Un cycle historique se referme ainsi douloureusement, alors que d’autres nations du continent (France, Royaume-Uni, Allemagne) voient leur influence s’accroître sur la planète, notamment grâce à leur expansion coloniale.
De nombreux écrivains et dirigeants réfléchissent alors aux causes des maux du pays. C’est le cas de Ricardo Macías Picavea, auteur d’El problema nacional, ou encore du plus célèbre Joaquín Costa, très critique sur le système politique et institutionnel de la Seconde Restauration (1874-1931). Il y a parfois eu, chez les régénérationnistes, une forme de complaisance dans ce déclinisme (qui n’est donc pas un phénomène purement français), tout comme chez certains de leurs prédécesseurs. Il faut cependant éviter de n’y voir que cela et leurs questionnements pourraient, une fois expurgés des éléments uniquement liés à l’époque, nous inspirer aussi en France.
                                                                                                                                                                                              

CJM : L’Espagne semble prise dans les mêmes étaux politiques étriqués que la France du point de vue politicien.

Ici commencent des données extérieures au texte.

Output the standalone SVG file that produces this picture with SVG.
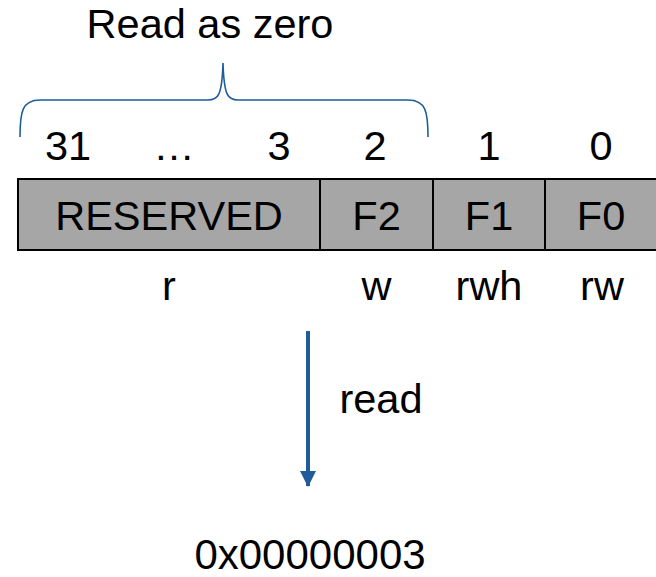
<svg xmlns="http://www.w3.org/2000/svg" width="656" height="577" viewBox="0 0 656 577">
  <defs>
    <style>
      .t { font-family: "Liberation Sans", Arial, sans-serif; font-size: 41.5px; fill: #000; text-anchor: middle; }
      .cell { fill: #a6a6a6; stroke: #000; stroke-width: 2; }
      .blue { stroke: #1f5c99; fill: none; }
    </style>
    <marker id="arrowhead" markerUnits="userSpaceOnUse" markerWidth="16" markerHeight="16" refX="15" refY="8" orient="auto">
      <path d="M0,0 L16,8 L0,16 Z" fill="#1f5c99"/>
    </marker>
  </defs>
  <rect width="656" height="577" fill="#fff"/>

  <!-- brace over the reserved bits -->
  <g id="brace">
    <path class="blue" stroke-width="1.6" d="M20,137 C20,112 22,100 40,100 L208,100 C218,100 222,96 223,63 C224,96 228,100 238,100 L408,100 C426,100 428,112 428,137"/>
    <text class="t" x="210" y="38">Read as zero</text>
  </g>

  <!-- bit numbers -->
  <g id="bit-numbers">
    <text class="t" x="68" y="160">31</text>
    <text class="t" x="174" y="160">…</text>
    <text class="t" x="279" y="160">3</text>
    <text class="t" x="375" y="160">2</text>
    <text class="t" x="489" y="160">1</text>
    <text class="t" x="601" y="160">0</text>
  </g>

  <!-- register fields -->
  <g id="field-reserved">
    <rect class="cell" x="18" y="179" width="302" height="71"/>
    <text class="t" x="169" y="230">RESERVED</text>
    <text class="t" x="169" y="300">r</text>
  </g>
  <g id="field-f2">
    <rect class="cell" x="320" y="179" width="113" height="71"/>
    <text class="t" x="376.5" y="230">F2</text>
    <text class="t" x="376.5" y="300">w</text>
  </g>
  <g id="field-f1">
    <rect class="cell" x="433" y="179" width="112" height="71"/>
    <text class="t" x="489" y="230">F1</text>
    <text class="t" x="489" y="300">rwh</text>
  </g>
  <g id="field-f0">
    <rect class="cell" x="545" y="179" width="113" height="71"/>
    <text class="t" x="601" y="230">F0</text>
    <text class="t" x="602" y="300">rw</text>
  </g>

  <!-- read connector -->
  <g id="connectors">
    <line class="blue" stroke-width="4" x1="308" y1="331" x2="308" y2="486" marker-end="url(#arrowhead)"/>
    <text class="t" x="381" y="413">read</text>
  </g>

  <g id="result">
    <text class="t" x="310" y="569" style="font-size:42px">0x00000003</text>
  </g>
</svg>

Nous autres français, vivons sous la terreur des « Bien-pensants » ( terme d’un autre hispanophile, le Grand d’Espagne Bernanos ); ceux-ci ont pour mission d’empêcher toute forme de contestation des idoles sacrées de notre époque. D’ailleurs, à la lumière des Gilets Jaunes, on à vu ressurgir un étonnant sentiment de haine de classe. La bourgeoisie française semble avoir trouvé, non pas sa valeur mais son faire-valoir – On se pose en s’opposant. La situation espagnole est-elle similaire du point de vue social ? Au sens où les classes sociales, que l’on prenait pour des catégories surannées à l’heure de la mondialisation heureuse, resurgissent-elles dans l’espace politique espagnol ? 

Nicolas Klein : Je suis fermement convaincu de la validité du concept de classes sociales et il s’applique donc à l’Espagne. Les manifestations des « indignés », qui ont débuté le 15 mai 2011, ont remis au centre du débat les dégâts causés par la « mondialisation heureuse » dont vous parlez. Pourtant, à mon sens, une mauvaise lecture en a été faite par la suite. Il faut notamment incriminer Podemos (devenu Unidas Podemos lorsqu’il a absorbé une constellation d’autres partis de gauche « radicale »), qui s’est appuyé sur la colère légitime du mouvement du 15 mai pour le détourner au profit d’idées tout à fait contestables.

Il y a quelques années, j’avais écrit un article, publié dans Le Figaro Vox, où je démontrais que le peuple que prétendaient représenter Pablo Iglesias et les siens était bien fantomatique, pour ne pas dire inexistant, car il était saucissonné en presque autant de régions que comporte l’Espagne. La cause que défend Unidas Podemos est tout sauf populaire ou nationale. Sa sociologie électorale moyenne en atteste d’ailleurs : ce sont les jeunes urbains disposant de revenus assez confortables et d’un niveau d’études élevé qui votent le plus pour cette coalition. Les Espagnols s’en sont rendus compte assez vite puisque, depuis les élections générales de 2016, Podemos ne cesse de décliner dans les urnes, que ce soit au niveau européen, national, régional ou local.
En réalité, la formation d’Iglesias vomit à longueur d’interviews et de tracts sa haine de l’Espagne et de son passé. L’on peut par conséquent dire qu’elle adhère pleinement à la légende noire que je décrivais plus haut.
perezzzÀ cet égard, je ne saurais trop recommander à vos lecteurs un ouvrage tout à fait majeur en français,
La Légende noire de l’Espagne de Joseph Pérez, paru en 2009 chez Fayard. Il ne s’agit pas d’une histoire complète du pays mais d’un parcours des mensonges, exagérations et contre-vérités propagées au sujet de notre voisin ibérique depuis des siècles. L’objectif final est de démonter avec rigueur ce fatras qui encombre encore trop nos têtes. Joseph Pérez était un hispaniste de grande qualité dont la plume nous fait aujourd’hui cruellement défaut.